§ **Stated goal**:
Write out, word for word, every line from the first one through the line that holds "import plotly.graph_objects as go", and nothing else; skip the pictures.
# Start of Dataset excerpt
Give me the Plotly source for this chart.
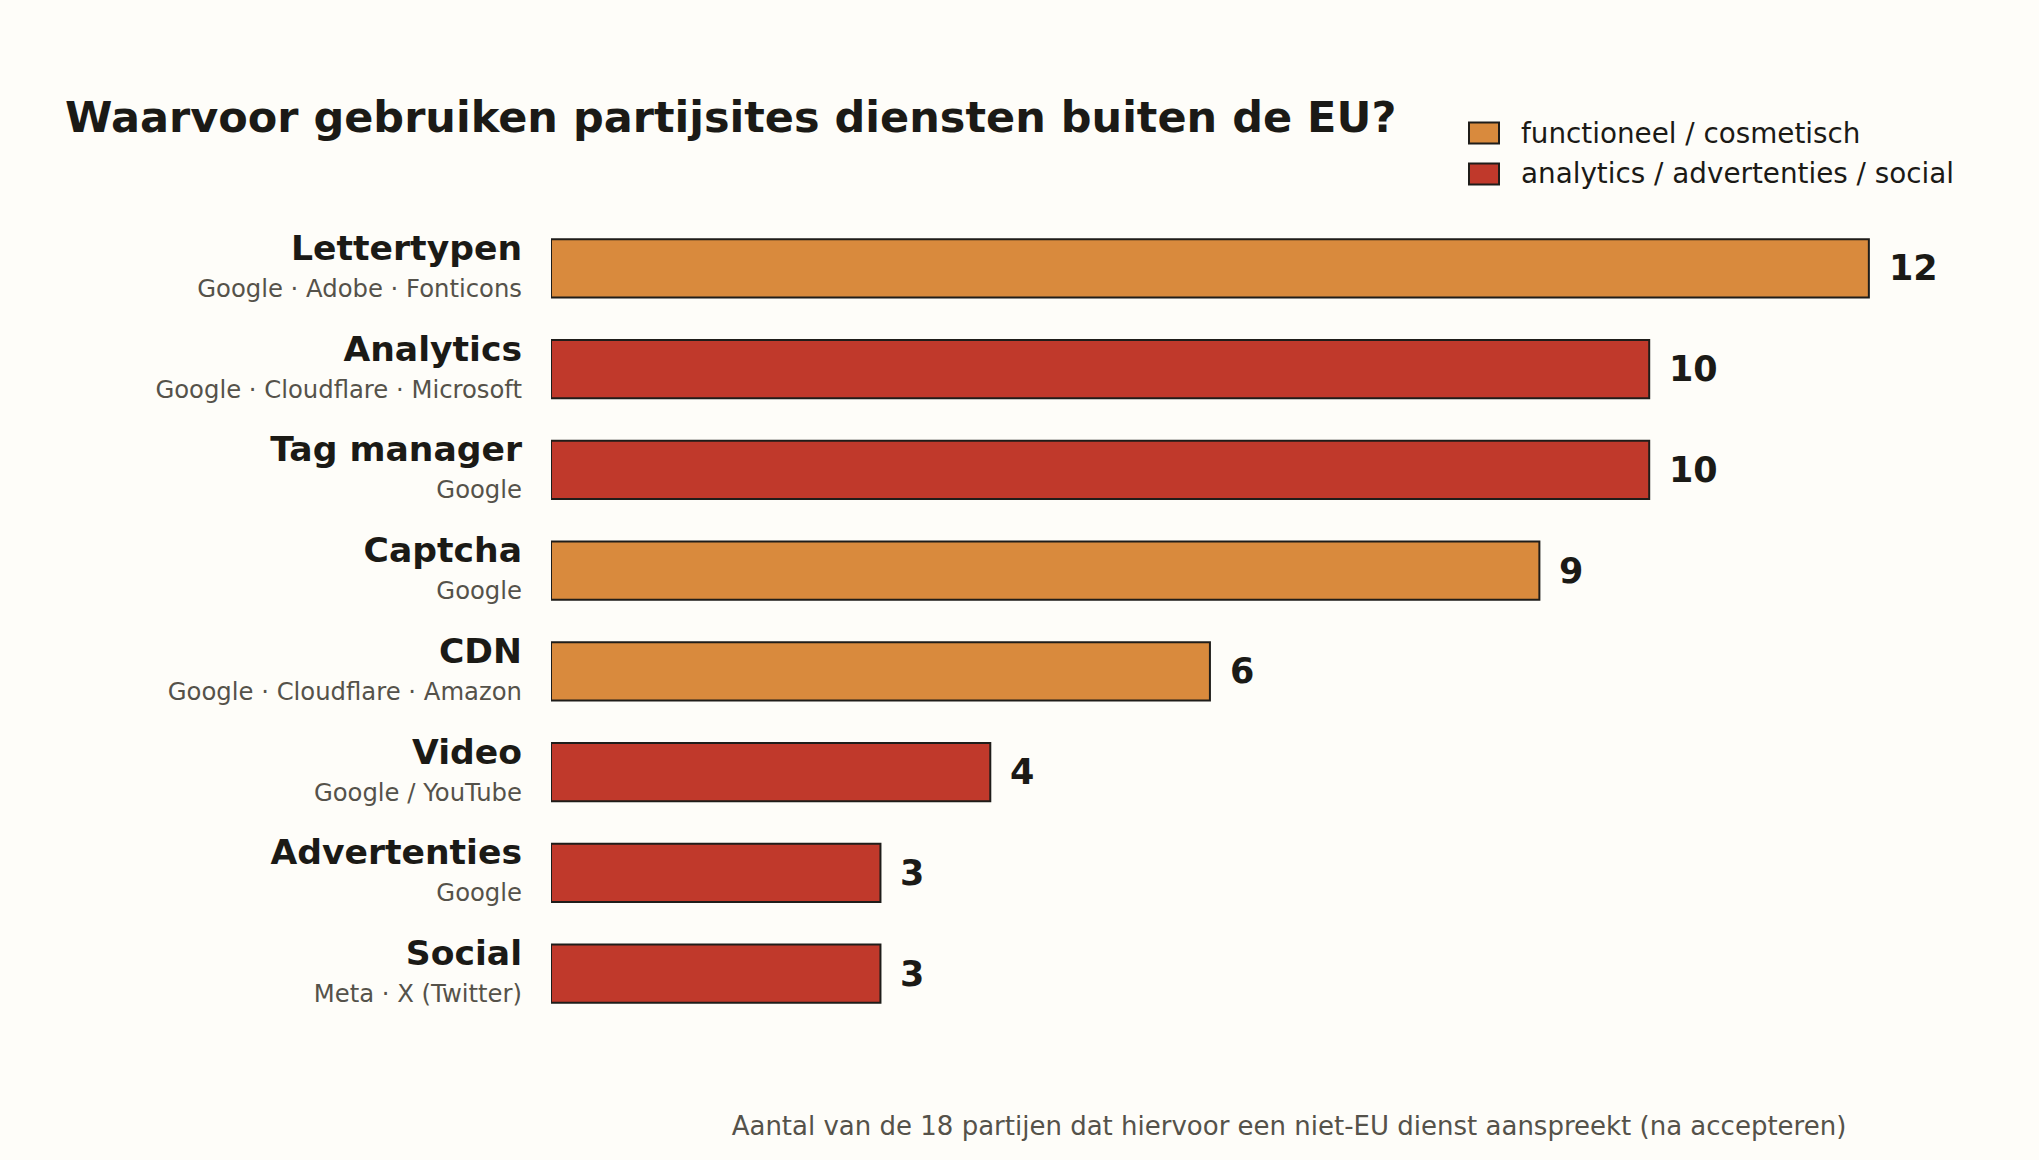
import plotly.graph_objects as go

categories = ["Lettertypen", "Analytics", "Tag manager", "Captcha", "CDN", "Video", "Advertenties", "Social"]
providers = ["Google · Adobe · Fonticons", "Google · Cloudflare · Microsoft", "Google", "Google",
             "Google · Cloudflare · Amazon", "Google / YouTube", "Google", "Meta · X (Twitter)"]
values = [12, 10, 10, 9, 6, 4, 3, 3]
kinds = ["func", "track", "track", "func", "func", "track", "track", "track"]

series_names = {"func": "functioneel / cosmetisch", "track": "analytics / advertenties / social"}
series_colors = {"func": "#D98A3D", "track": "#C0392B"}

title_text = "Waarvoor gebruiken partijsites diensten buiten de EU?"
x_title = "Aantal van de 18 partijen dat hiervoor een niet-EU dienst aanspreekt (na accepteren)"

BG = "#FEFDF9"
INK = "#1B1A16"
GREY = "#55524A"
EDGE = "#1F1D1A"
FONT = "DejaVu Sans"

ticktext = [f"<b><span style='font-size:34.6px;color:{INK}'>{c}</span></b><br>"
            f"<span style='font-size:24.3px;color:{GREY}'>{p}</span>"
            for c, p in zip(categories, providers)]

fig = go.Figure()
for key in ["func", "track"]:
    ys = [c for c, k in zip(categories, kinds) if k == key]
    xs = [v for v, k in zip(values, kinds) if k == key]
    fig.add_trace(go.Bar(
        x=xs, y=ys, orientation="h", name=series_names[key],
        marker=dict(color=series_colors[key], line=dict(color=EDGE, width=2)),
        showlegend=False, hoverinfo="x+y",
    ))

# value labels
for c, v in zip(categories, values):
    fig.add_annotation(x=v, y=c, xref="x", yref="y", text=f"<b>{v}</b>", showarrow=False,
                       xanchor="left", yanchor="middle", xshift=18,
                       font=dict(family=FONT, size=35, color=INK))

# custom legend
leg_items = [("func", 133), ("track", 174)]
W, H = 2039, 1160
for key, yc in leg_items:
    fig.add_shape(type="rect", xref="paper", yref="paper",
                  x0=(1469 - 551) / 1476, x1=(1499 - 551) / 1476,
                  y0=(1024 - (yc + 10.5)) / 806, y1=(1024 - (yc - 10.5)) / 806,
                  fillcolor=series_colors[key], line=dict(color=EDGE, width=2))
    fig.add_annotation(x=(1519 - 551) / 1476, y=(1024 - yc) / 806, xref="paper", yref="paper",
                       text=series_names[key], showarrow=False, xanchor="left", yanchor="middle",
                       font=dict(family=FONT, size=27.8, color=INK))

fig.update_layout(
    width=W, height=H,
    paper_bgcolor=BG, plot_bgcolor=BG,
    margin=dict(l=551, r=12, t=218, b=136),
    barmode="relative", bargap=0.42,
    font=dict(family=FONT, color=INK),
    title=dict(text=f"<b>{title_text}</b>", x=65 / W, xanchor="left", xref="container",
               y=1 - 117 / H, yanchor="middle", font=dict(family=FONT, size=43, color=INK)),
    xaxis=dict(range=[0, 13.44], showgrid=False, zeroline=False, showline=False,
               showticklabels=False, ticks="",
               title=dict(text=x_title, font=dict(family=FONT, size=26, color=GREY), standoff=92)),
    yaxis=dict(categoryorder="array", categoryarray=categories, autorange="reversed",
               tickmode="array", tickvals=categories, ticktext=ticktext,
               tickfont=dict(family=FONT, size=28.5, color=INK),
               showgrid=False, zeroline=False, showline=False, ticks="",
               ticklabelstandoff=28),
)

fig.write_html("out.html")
# End of Dataset excerpt
§ **Final result**:
Give me the Plotly source for this chart.
import plotly.graph_objects as go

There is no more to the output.